Big Kid has been talking for 5 hours and 20 minutes. I swear to you, not one full minute has passed in silence. I finally had to go lock myself in the bathroom for fear of hurting myself or others.
Right now he is talking about the Wii and it is totally boring, who cares kind of crap but every freaking thing requires a response. I am losing my patience with him. Actually, I think I lost it back at Loehmann's.
Do not, I repeat, do not try to go underwear shopping with a 4 year old and a toddler who lives to terrorize you. Good God. What was I thinking?
little kid grabbed at everything we passed, threw stuff out of the stroller and pulled things off of racks.
Big Kid hid in the racks, asked a million questions, suggested various outfits and undies, and talked the entire time. We had the following conversation about bras:
Big Kid: Dat's makeup. Dat's what Dat fing is (pointing to a bra).
Ashley: (laughing) No it is not, that's underwear.
Big Kid: It's not undawears because undawears go on your BUTT! It's MAKEUP.
Ashley: (annoyed) Shhhh. No. That is a bra. It is a type of underwear. Trust me.
Big Kid: No, undawears go on YOUR BUTT. Makeup is dor gruls, dat is makeup.
At this point someone nearby looked at him and giggled, so then he had to say it over and over again, 9 million times. I tried to bribe him with a milkshake if he behaved and then I had to hear about the freaking milkshake for the rest of the afternoon.
Then he talked the whole way home.
I am not sure if this is a safety hazard or not, I'm guessing so, but I think I need headphones for the car and today confirmed it. First of all, the incessant talking is a big distraction. Secondly, I'm not able to listen to Howard Stern with Big Kid the Brain in the car. This is a major problem. We pay for Sirius satellite radio so I can listen to Howard. I can't listen at home because of a lot of reasons (the kids, poor reception, laziness, inconvenience) so the car is my only fix. Something's got to give and since Big Kid can't be quiet, I really don't think headphones are an unreasonable idea. I doubt I could hear sirens over him either, I just make sure I look in the rearview a lot.

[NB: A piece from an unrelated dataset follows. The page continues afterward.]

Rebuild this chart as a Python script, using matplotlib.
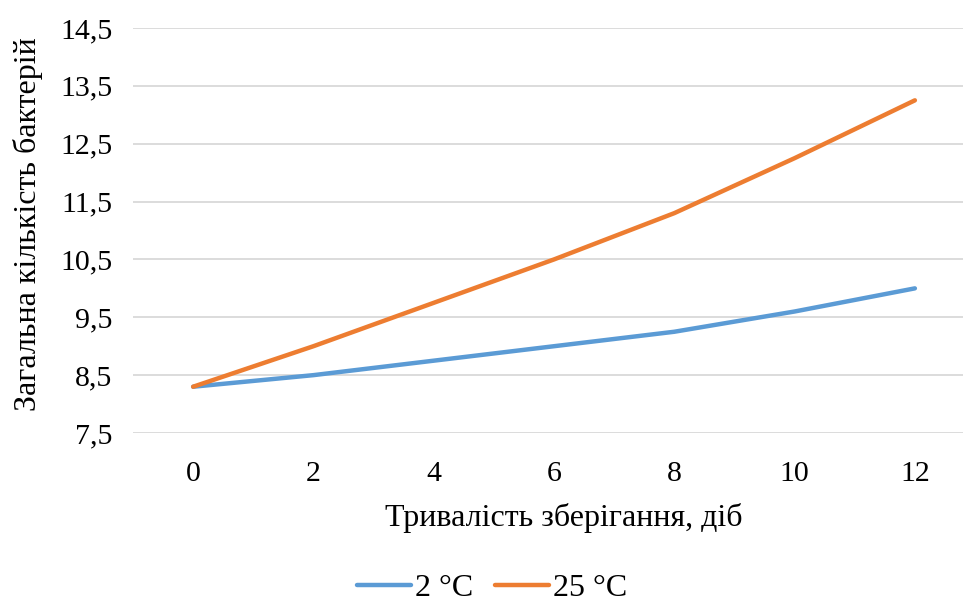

He has talked the entire time I have typed this. I don't even know what he's talking about now. I think I'm going to go take a bath. I'm reading "The Pillars of Earth", so I've needed lots of bath time lately. The length and frequency of my baths directly corresponds to the length and interesting-ness of my latest book, and this is a long one that's looking like it will be good.
I did get new undies by the way. I went the cute, lacy, boy short route because A.) I'm too old and married for thongs B.) They make my butt look round C.) They are reasonably comfortable. Buh-bye Hanes Her Ways.
And buh-bye to you for now, I'll be back later. I figure if I stay in the bath for at least one hour, Big Kid will be in bed by the time I get out. God willing.